The product of a smattering of now legendary German groups in the 1970s, Motorik has in more recent years grown considerably in its influence on a range of indie artists who have used its metronomic rhythms and repetition as a jumping off point or even a modus operandi. CAVE, themselves avid practitioners, went more from the former to the latter between their last two studio albums, taking almost something of a purist tack with their most recent, Threace. Approximating the atmosphere as if they had hopped in a time machine and recorded in the same castle that Can jammed out Tago Mago, Threace‘s level of retro-futurist loyalty was up there with the likes of Dungen’s Ta Det Lungt.
One could even cite certain actions of theirs as being conceived under the conceptual influence. To promote the release of their 2011 album Neverendless, the Chicago (by way of Columbia, Missouri) mostly-instrumental psych rockers took the notion of Motorik to a kind of logical conclusion by playing on the back of a moving vehicle. It wasn’t the first time a rock band had performed on a flatbed truck (the Rolling Stones and U2 have both done it, in front of more video cameras), but it might have been the most apt instance of it. Of course, last year they celebrated the release of Threace playing on a boat going along the Chicago River, so they might just be showing a general love of transportation.
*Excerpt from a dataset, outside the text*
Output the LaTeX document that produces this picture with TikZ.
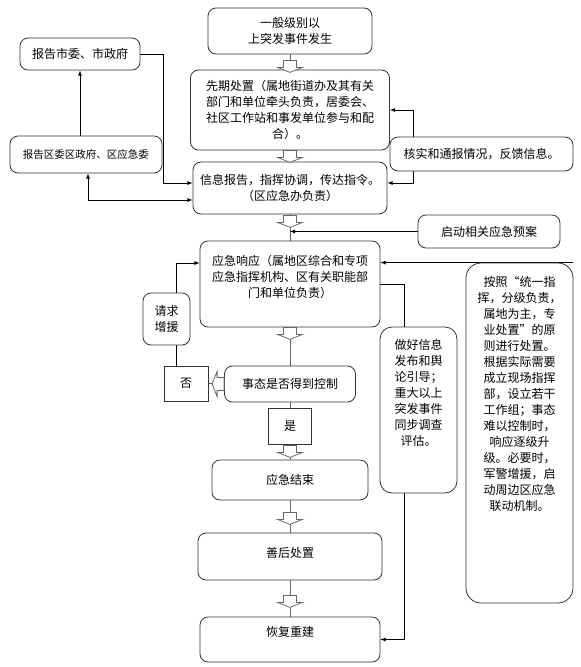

Collecting six years worth of different non-album tracks from 2007 to 2013, Release ties up loose ends for fans who can’t get a hold of all the separate 7″ singles and mix tapes they first came out on. Beyond that, it can also serve as a fine primer for newcomers, capturing the breadth of CAVE’s shifting shapes without the extended lengths the four members occasionally push themselves to. The smoldering — if also somewhat unfortunately named — “Butthash (harshmellow mix)” grooves like a Krautrock drum circle, with tribal gathering hand percussion coaxing a frayed guitar riff into contortions. Drummer Rex McMurry and a chirping organ finally jump in fully armed, but, once the jam feels like it could have half an hour’s gas in the tank, the whole thing comes to an abrupt halt with what sounds like the recording itself tape being stopped and rewound faster and faster, spinning off into infinity — a kind of admission that things could indeed have carried on indefinitely.
“Bobby’s Hash” follows so seamlessly that if not for the aforementioned tape sound the transition would be practically unnoticeable. Sounding like Neu!’s “E-Musik” hopped up on PEDs, guest star and fellow Chicagoan Bobby Conn injects his namesake song with an otherworldly howl before a live wire guitar solo fries the back half to a crisp. The sense of continuity persists when “JIM” echoes the start of “Bobby’s Hash” by breaking in with a rapid-fire drum roll, after which the song wrings everything it can out of one thrashed, jangling guitar chord.
One thing that Release reflects in its track sequence and captures especially well overall is CAVE’s mastery of momentum. Witness the build up of tension on side A that bursts forth from the psychedelic buzzsaw guitars of Jeremy Freeze and Cooper Crain in “Boneyard”, the album’s thrashing axis. True to its name, Release doesn’t share much of the same sense of restraint that marked Threace. No surprise there, of course, as most of these tracks pre-date the material on that album. However, after the panicking, drone-on-bad-speed blur of “The Ride”, the remainder of the flip side is relatively mellower – notably the two most recent cuts here, “Party Legs” and “Thai I Am” (which came out on 7″ in Spain on the Giradiscos label). “Party Legs”, especially, gives bassist Dan Browning room to breathe a little funk into the frantic energy while the organ and keyboard tangle over the lead. It is a direction that CAVE would do well to keep venturing down as they see fit.